For that reason, readability should be the number one priority for your team. Otherwise, making future changes to the codebase will be a time-consuming and complex task. By emphasizing clean, readable code, you’ll enjoy fewer bugs in the system and greater efficiency.

Encourage your programmers to write clean code. It should be simple, consistent, and well-structured so that new team members can easily jump in and navigate the codebase. Once this clean baseline is established, your programmer(s) can begin plans for code optimization.

Think of the Architecture

Due to the changing nature of computer programing, software architecture has varied definitions. But it essentially refers to the fundamental organization of a system— including its defining components, structural layout, and environment. Like traditional buildings, software architecture relies on a detailed blueprint to guide its development. So when you think of the architecture, you’re essentially thinking back to the defining principles and vision of the project.
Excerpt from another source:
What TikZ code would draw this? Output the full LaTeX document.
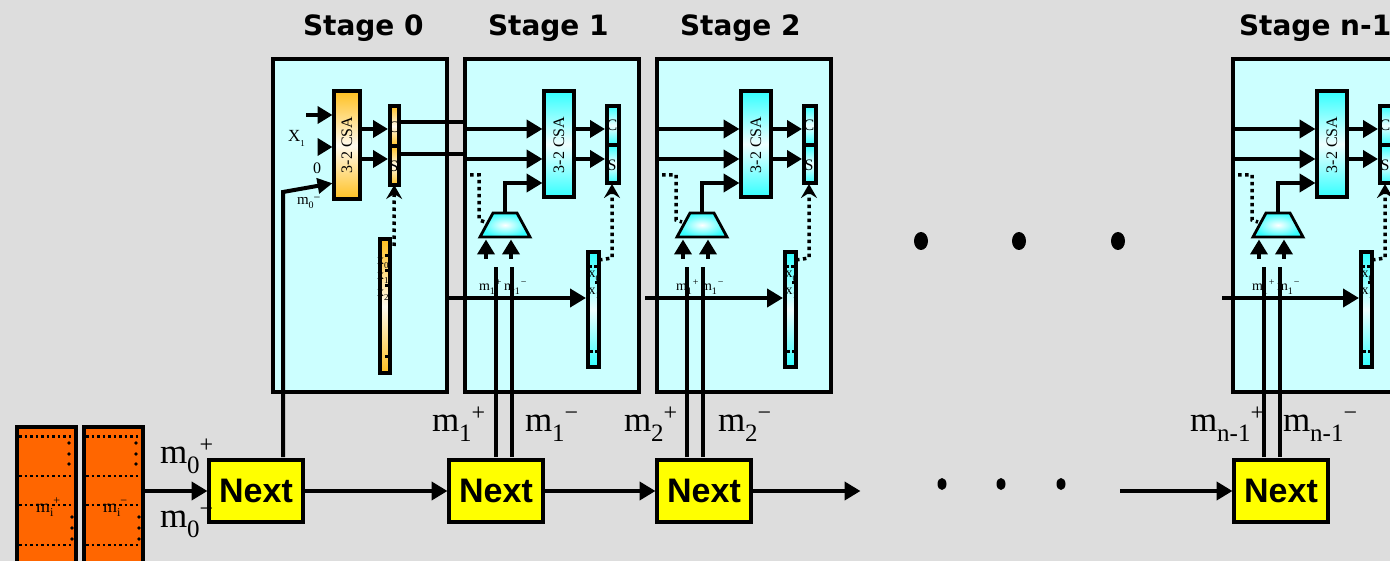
\documentclass[tikz,border=0pt]{standalone}
\usepackage{fontspec}
\usepackage{graphicx}
\setmainfont{Liberation Serif}
\newfontfamily\arialfont{Liberation Sans}
\newfontfamily\stagefont{DejaVu Sans}
\usetikzlibrary{arrows.meta,calc,shapes.geometric}
\definecolor{bgc}{HTML}{DDDDDD}
\definecolor{stagec}{HTML}{CCFFFF}
\definecolor{cyanc}{HTML}{33FFFF}
\definecolor{orangec}{HTML}{FFC020}
\definecolor{memc}{HTML}{FF6600}
\definecolor{yellowc}{HTML}{FFFF00}
\tikzset{
  boxb/.style={draw=black,line width=4pt,inner sep=0pt,outer sep=0pt,anchor=center},
  stagebox/.style={boxb,fill=stagec},
  cyangrad/.style={boxb,top color=cyanc,bottom color=cyanc,middle color=white!92!cyanc},
  orangegrad/.style={boxb,top color=orangec,bottom color=orangec,middle color=white!92!orangec},
  membox/.style={boxb,fill=memc},
  nextbox/.style={draw=black,line width=4pt,fill=yellowc,inner sep=0pt,outer sep=0pt,font=\arialfont\bfseries\fontsize{34}{34}\selectfont},
  wire/.style={line width=4pt,draw=black},
  arr/.style={wire,-{Triangle[length=16pt,width=18pt]},shorten >=1.5pt},
  sarr/.style={wire,-{Triangle[length=15pt,width=17pt]},shorten >=1.5pt},
  dotw/.style={line width=3.5pt,draw=black,dash pattern=on 3.5pt off 3.5pt},
  dotarr/.style={dotw,-{Stealth[length=14pt,width=16pt,inset=5pt]}},
  ddot/.style={line width=2.5pt,draw=black,dash pattern=on 2.5pt off 3pt},
  txt/.style={inner sep=0pt,outer sep=0pt,anchor=base west},
  stagelbl/.style={txt,font=\stagefont\bfseries\fontsize{28}{28}\selectfont},
  tiny/.style={txt,font=\fontsize{14}{14}\selectfont},
  regl/.style={inner sep=0pt,outer sep=0pt,anchor=center,font=\fontsize{16}{16}\selectfont},
  big/.style={txt,font=\fontsize{35}{35}\selectfont},
  bigdot/.style={fill=black,draw=none,ellipse,inner sep=0pt,outer sep=0pt},
}
% box by its edge centre lines
\newcommand{\bx}[6]{\node[#6,minimum width={(#4-#2)*1pt},minimum height={(#5-#3)*1pt}] (#1) at ({(#2+#4)/2},{(#3+#5)/2}) {};}
% big label m_sub^sup
\newcommand{\mlab}[2]{m\raisebox{-.3em}{\fontsize{25}{25}\selectfont #1}\raisebox{.3em}{\fontsize{24}{24}\selectfont #2}}
\newcommand{\slab}[2]{m\raisebox{-.25em}{\fontsize{10}{10}\selectfont #1}\raisebox{.42em}{\fontsize{10}{10}\selectfont\kern1pt #2}}
\newcommand{\xlab}[1]{x\raisebox{-.25em}{\fontsize{9}{9}\selectfont #1}}
% #1 prefix, #2 box left (line centre), #3 inner offset
\newcommand{\cyanstage}[3]{%
  \begin{scope}[name prefix=#1-]
    \bx{box}{#2}{59}{#2+174}{392}{stagebox}
  \end{scope}
  \begin{scope}[shift={(#3,0)},name prefix=#1-]
    \bx{csa}{544}{91}{574}{197}{cyangrad}
    \node[inner sep=0pt,font=\fontsize{16}{16}\selectfont] (csat) at (559,145) {\rotatebox{90}{3-2 CSA}};
    \bx{c}{606.5}{106}{618.5}{145}{cyangrad}
    \bx{s}{606.5}{145}{618.5}{183}{cyangrad}
    \bx{x}{587.5}{252.5}{599}{367}{cyangrad}
    \node[tiny] (x0) at (588.5,278) {\xlab{0}};
    \node[tiny] (x1) at (588.5,295) {\xlab{1}};
    \draw[wire,line width=2.8pt,inner color=white,outer color=cyanc]
      (493,213) coordinate (mt) -- (517,213) -- (530,237) -- (480,237) -- cycle;
    \coordinate (mtop) at (505,213);
    \coordinate (csain) at (csa.west |- 0,183);
    \draw[arr] (mtop) -- (505,183) -- (csain);
    \draw[sarr] (csa.east |- 0,129) -- (c.west |- 0,129);
    \draw[sarr] (csa.east |- 0,159) -- (s.west |- 0,159);
    \node[regl] (ct) at (612,125) {C};
    \node[regl] (st) at (612,165) {S};
    \coordinate (ia) at (486,259);
    \coordinate (ib) at (511,259);
    \draw[sarr] (ia) -- (486,238);
    \draw[sarr] (ib) -- (511,238);
    \draw[dotarr] (x.east |- 0,260) -- (612,258) -- (612,184);
    \foreach \dx/\dy in {590/267,595/267,596/283,591/352,596/352}{\fill (\dx,\dy) ++(-1.5,-1.5) rectangle ++(3,3);}
  \end{scope}
}
\begin{document}
\begin{tikzpicture}[x=1pt,y=-1pt]
\useasboundingbox (0,0) rectangle (1390,561);
\clip (0,0) rectangle (1390,561);
\fill[bgc] (0,0) rectangle (1390,561);

% titles
\node[stagelbl] (t0) at (303,36) {Stage 0};
\node[stagelbl] (t1) at (488,36) {Stage 1};
\node[stagelbl] (t2) at (680,36) {Stage 2};
\node[stagelbl] (t3) at (1239,36) {Stage n-1};

% stage 0
\bx{b0}{273}{59}{447}{392}{stagebox}
\bx{csa0}{334}{91}{360}{199.5}{orangegrad}
\node[inner sep=0pt,font=\fontsize{16}{16}\selectfont] (csa0t) at (347,145) {\rotatebox{90}{3-2 CSA}};
\bx{c0}{389.5}{106}{399}{146}{orangegrad}
\bx{s0}{389.5}{146}{399}{185}{orangegrad}
\bx{x0r}{379.5}{239.5}{390}{373}{orangegrad}
\node[tiny] (x00) at (377,265) {\xlab{0}};
\node[tiny] (x01) at (377,280) {\xlab{1}};
\node[tiny] (x02) at (377,297) {\xlab{2}};
\foreach \yy in {256,271,286,357}{\fill (386,\yy) ++(-1.5,-1.5) rectangle ++(3,3);}
\node[txt,font=\fontsize{17}{17}\selectfont] (x1l) at (288,142) {X\raisebox{-.25em}{\fontsize{9}{9}\selectfont 1}};
\node[txt,font=\fontsize{16}{16}\selectfont] (zero) at (313,174) {0};
\coordinate (a0) at (306,115);
\draw[sarr] (a0) -- (csa0.west |- a0);
\coordinate (a1) at (318,147);
\draw[sarr] (a1) -- (csa0.west |- a1);
\draw[sarr] (csa0.east |- 0,129) -- (c0.west |- 0,129);
\draw[sarr] (csa0.east |- 0,159) -- (s0.west |- 0,159);
\coordinate (x0d) at (394,246);
\draw[dotarr] (x0d) -- (s0.south);

% cyan stages
\cyanstage{s1}{465}{0}
\cyanstage{s2}{657}{197}
\cyanstage{s3}{1233}{773}

% wires stage 0 to stage 1
\draw[wire] (c0.east |- 0,122) -- (465,122);
\draw[wire] (s0.east |- 0,154) -- (465,154);
\node[regl] (c0t) at (394,127) {C};
\node[regl] (s0t) at (394,166) {S};
% stage-entry wires
\foreach \st/\xl in {s1/463,s2/655,s3/1231}{
  \draw[arr] (\xl,129) -- (\st-csa.west |- 0,129);
  \draw[arr] (\xl,159) -- (\st-csa.west |- 0,159);
}
\draw[dotw] (463,175) -- (479,175) -- (479,220) -- (485,222);
\draw[dotw] (655,175) -- (676,175) -- (676,220) -- (682,222);
\draw[dotw] (1231,175) -- (1252,175) -- (1252,220) -- (1258,222);

% X-bus arrows
\draw[arr] (449,298) -- (s1-x.west |- 0,298);
\draw[arr] (645,298) -- (s2-x.west |- 0,298);
\draw[arr] (1222,298) -- (s3-x.west |- 0,298);

% dots
\node[bigdot,minimum width=14pt,minimum height=18pt] (d1) at (921,241) {};
\node[bigdot,minimum width=14pt,minimum height=18pt] (d2) at (1019,241) {};
\node[bigdot,minimum width=14pt,minimum height=18pt] (d3) at (1118,241) {};
\node[bigdot,minimum width=9pt,minimum height=12pt] (e1) at (942,484) {};
\node[bigdot,minimum width=9pt,minimum height=12pt] (e2) at (1001,484) {};
\node[bigdot,minimum width=9pt,minimum height=12pt] (e3) at (1061,484) {};

% memories
\bx{ma}{17}{427}{76}{575}{membox}
\bx{mb}{84}{427}{143}{575}{membox}
\foreach \bxn/\xa/\xb in {ma/17/76,mb/84/143}{
  \foreach \yy in {436.5,476,505,545}{\draw[ddot] (\xa+2,\yy) -- (\xb-1,\yy);}
}
\foreach \xx in {69,136}{\foreach \yy in {443,454,464}{\fill (\xx,\yy) circle (1.8);}}
\foreach \xx in {72,139}{\foreach \yy in {517,528,539}{\fill (\xx,\yy) circle (1.8);}}
\node[txt,font=\fontsize{18}{18}\selectfont] (mal) at (36,512) {m\raisebox{-.25em}{\fontsize{12}{12}\selectfont i}\raisebox{.42em}{\fontsize{12}{12}\selectfont +}};
\node[txt,font=\fontsize{18}{18}\selectfont] (mbl) at (103,512) {m\raisebox{-.25em}{\fontsize{12}{12}\selectfont i}\raisebox{.42em}{\fontsize{12}{12}\selectfont −}};

% next boxes
\node[nextbox,minimum width=94pt,minimum height=62pt] (n0) at (256,491) {Next};
\node[nextbox,minimum width=94pt,minimum height=62pt] (n1) at (496,491) {Next};
\node[nextbox,minimum width=94pt,minimum height=62pt] (n2) at (704,491) {Next};
\node[nextbox,minimum width=94pt,minimum height=62pt] (n3) at (1281,491) {Next};
\coordinate (en) at (862,491);
\coordinate (gs) at (1120,491);
\draw[arr] (mb.east |- n0.west) -- (n0.west);
\draw[arr] (n0.east) -- (n1.west);
\draw[arr] (n1.east) -- (n2.west);
\draw[arr] (n2.east) -- (en);
\draw[arr] (gs) -- (n3.west);

% m lines
\coordinate (m0up) at (283,192);
\draw[wire,-{Triangle[length=15pt,width=15pt]},shorten >=1.5pt] (283,457) -- (m0up) -- (csa0.west |- 0,183);
\foreach \nn/\xa/\xb/\yt in {n1/496/512/267,n2/687/703/267,n3/1264/1280/267}{
  \draw[wire] (\xa,457) -- (\xa,\yt);
  \draw[wire] (\xb,457) -- (\xb,\yt);
}

% small m labels
\node[txt,font=\fontsize{15}{15}\selectfont] (m0s) at (297,205) {m\raisebox{-.25em}{\fontsize{10}{10}\selectfont 0}\raisebox{.2em}{\fontsize{12}{12}\selectfont −}};
\node[tiny] (ml1) at (479,291) {\slab{1}{+}};
\node[tiny] (mr1) at (504,291) {\slab{1}{−}};
\node[tiny] (ml2) at (676,291) {\slab{1}{+}};
\node[tiny] (mr2) at (701,291) {\slab{1}{−}};
\node[tiny] (ml3) at (1252,291) {\slab{1}{+}};
\node[tiny] (mr3) at (1277,291) {\slab{1}{−}};

% big labels
\node[big] (l0p) at (160,463) {\mlab{0}{+}};
\node[big] (l0m) at (160,527) {\mlab{0}{−}};
\node[big] (l1p) at (432,431) {\mlab{1}{+}};
\node[big] (l1m) at (525,431) {\mlab{1}{−}};
\node[big] (l2p) at (624,431) {\mlab{2}{+}};
\node[big] (l2m) at (718,431) {\mlab{2}{−}};
\node[big] (l3p) at (1190,431) {\mlab{n-1}{+}};
\node[big] (l3m) at (1283,431) {\mlab{n-1}{−}};
\end{tikzpicture}
\end{document}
The mindset of programmers in many of the world’s tech hubs, like California’s Silicon Valley, is to build things fast. Unfortunately, architecture is an important element that often gets overlooked in a programmer’s efforts to code quickly. Writing code without having any architectural design in mind is like running your business without a customer acquisition plan—it just doesn’t work.

Leave Comments

Source code is the human-read instructions that the programmer writes when first building a project. Later on, this code enters a compiler that translates it into 1’s and 0’s for the computer to read. As the source code grows, it becomes more and more important to leave comments within the codebase. Beyond that, it’s also considered common courtesy between programmers and IT professionals.

Take this strategy one step further by asking your programmers to only leave comments around bad code. Readable code should be easy to understand without the need for comments. Remember, readability is the goal here.

Because one- or two-word comments isn’t enough, encourage your programmers to leave clear, succinct comments. Also, request that they limit the size of files and regularly double-check their work.

Be in the Right Mindset While Coding

When programmers and IT experts are tired, they are more likely to make mistakes and write buggy code/scripts. For example, if your developer is being reckless while working on your website, they might write incomplete code that will result in error pages and unresponsive links when navigating through your site.

Obviously, you don’t want that. Your site needs to be clean and easy-to-use for all visitors. Encountering buggy scripts will lead people to quickly abandon your site. So encourage your tech people to take regular breaks and de-stress. Stepping away from their computer screens for at least five minutes not only revitalizes focus but also prevents unwanted health complications. Even short breaks will greatly improve the work and mindset of your tech team.

Final Thoughts

Post helpful reminders for your tech team so they will see them on a day-to-day basis. By encouraging your team to be mindful as they work, you’ll save time and avoid the headache of a bug-infested codebase.